┌──

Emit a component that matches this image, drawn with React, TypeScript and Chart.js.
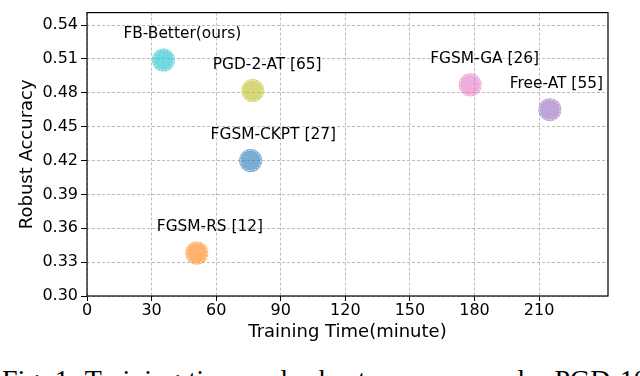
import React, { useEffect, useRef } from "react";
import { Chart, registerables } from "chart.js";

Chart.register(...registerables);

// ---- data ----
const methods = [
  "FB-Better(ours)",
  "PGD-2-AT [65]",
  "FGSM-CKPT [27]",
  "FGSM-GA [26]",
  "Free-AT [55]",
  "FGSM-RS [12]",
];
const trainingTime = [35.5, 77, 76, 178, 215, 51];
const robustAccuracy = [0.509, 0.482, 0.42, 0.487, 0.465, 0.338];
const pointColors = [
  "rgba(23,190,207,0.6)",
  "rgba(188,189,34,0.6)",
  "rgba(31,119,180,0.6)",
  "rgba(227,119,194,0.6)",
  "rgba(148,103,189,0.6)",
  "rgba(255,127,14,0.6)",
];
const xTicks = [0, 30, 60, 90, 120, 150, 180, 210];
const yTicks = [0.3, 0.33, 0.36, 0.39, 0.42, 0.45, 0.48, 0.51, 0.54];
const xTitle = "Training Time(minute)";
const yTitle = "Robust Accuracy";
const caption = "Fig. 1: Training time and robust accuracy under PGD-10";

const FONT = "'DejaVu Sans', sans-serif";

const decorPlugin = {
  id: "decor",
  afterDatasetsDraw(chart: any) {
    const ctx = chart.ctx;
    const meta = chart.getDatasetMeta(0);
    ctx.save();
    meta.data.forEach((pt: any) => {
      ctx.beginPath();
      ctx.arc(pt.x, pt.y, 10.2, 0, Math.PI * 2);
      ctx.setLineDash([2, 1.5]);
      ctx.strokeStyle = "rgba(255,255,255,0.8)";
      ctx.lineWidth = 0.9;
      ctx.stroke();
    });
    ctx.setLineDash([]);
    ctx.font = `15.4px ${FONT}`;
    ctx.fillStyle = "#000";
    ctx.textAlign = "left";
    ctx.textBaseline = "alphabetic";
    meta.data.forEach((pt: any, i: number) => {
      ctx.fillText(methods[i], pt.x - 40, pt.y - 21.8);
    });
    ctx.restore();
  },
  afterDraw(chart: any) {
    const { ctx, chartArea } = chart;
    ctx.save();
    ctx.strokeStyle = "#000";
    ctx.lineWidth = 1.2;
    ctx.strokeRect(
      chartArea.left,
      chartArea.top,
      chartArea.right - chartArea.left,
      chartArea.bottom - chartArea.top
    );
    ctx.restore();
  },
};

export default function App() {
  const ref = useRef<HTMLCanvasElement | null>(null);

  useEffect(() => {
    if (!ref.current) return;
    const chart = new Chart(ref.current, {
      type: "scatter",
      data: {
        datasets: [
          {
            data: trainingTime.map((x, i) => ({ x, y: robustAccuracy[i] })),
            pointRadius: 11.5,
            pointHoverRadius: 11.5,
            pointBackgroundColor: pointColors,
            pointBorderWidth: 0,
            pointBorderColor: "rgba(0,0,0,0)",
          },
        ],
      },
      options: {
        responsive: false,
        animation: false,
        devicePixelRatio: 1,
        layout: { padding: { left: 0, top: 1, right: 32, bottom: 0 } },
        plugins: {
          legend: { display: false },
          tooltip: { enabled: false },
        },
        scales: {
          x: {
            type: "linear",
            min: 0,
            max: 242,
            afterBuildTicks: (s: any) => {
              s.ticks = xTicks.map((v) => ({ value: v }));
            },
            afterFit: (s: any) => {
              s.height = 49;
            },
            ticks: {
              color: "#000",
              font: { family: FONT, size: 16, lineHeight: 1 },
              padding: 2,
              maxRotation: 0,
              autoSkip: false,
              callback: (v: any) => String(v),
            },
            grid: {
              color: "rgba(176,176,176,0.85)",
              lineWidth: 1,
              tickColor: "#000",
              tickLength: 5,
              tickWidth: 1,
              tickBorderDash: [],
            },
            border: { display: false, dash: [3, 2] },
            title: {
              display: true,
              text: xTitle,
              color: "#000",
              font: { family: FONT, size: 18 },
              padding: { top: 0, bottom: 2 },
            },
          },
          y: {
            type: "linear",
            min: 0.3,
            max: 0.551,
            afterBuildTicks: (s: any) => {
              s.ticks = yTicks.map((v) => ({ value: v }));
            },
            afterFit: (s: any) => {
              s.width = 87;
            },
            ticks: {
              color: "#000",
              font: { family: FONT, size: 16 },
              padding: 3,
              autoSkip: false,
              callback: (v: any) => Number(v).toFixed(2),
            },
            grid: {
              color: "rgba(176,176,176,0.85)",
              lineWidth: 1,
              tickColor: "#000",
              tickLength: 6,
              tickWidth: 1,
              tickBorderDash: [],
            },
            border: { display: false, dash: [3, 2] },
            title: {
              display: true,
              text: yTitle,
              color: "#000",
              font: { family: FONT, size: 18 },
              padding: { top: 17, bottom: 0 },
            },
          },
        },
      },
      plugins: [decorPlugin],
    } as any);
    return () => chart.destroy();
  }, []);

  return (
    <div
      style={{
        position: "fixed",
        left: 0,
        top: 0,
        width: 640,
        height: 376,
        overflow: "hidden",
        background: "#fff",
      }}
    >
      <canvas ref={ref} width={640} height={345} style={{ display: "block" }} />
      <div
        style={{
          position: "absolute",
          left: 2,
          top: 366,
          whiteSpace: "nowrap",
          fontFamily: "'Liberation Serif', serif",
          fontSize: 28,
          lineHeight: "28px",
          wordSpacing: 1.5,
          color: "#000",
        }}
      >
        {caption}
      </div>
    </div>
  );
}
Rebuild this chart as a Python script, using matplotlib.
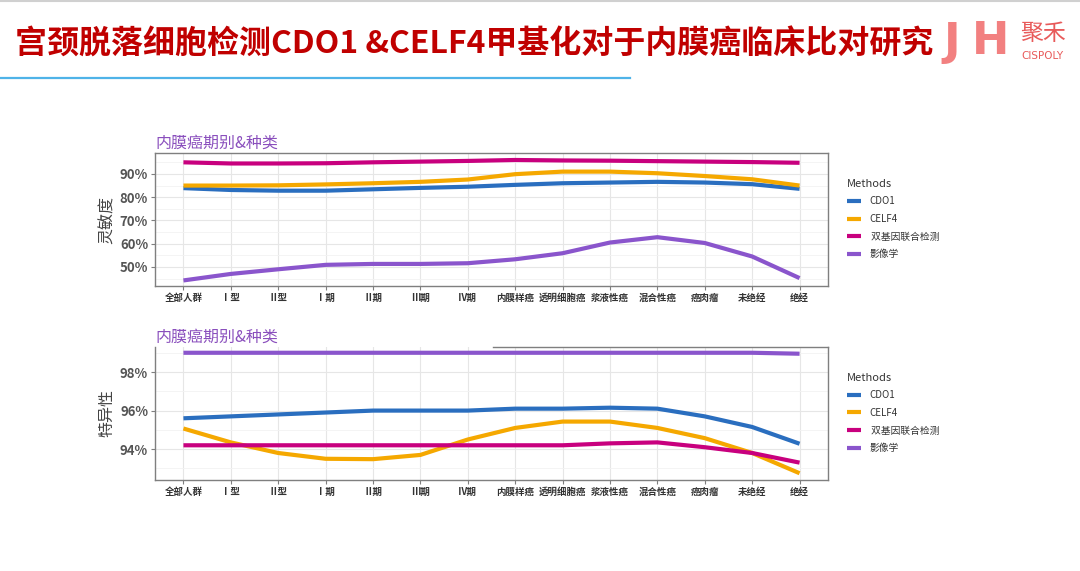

└──

• **Short problem**
All lines above with "React" in them should be returned.

• **Exercise response**
Emit a component that matches this image, drawn with React, TypeScript and Chart.js.
import React, { useEffect, useRef } from "react";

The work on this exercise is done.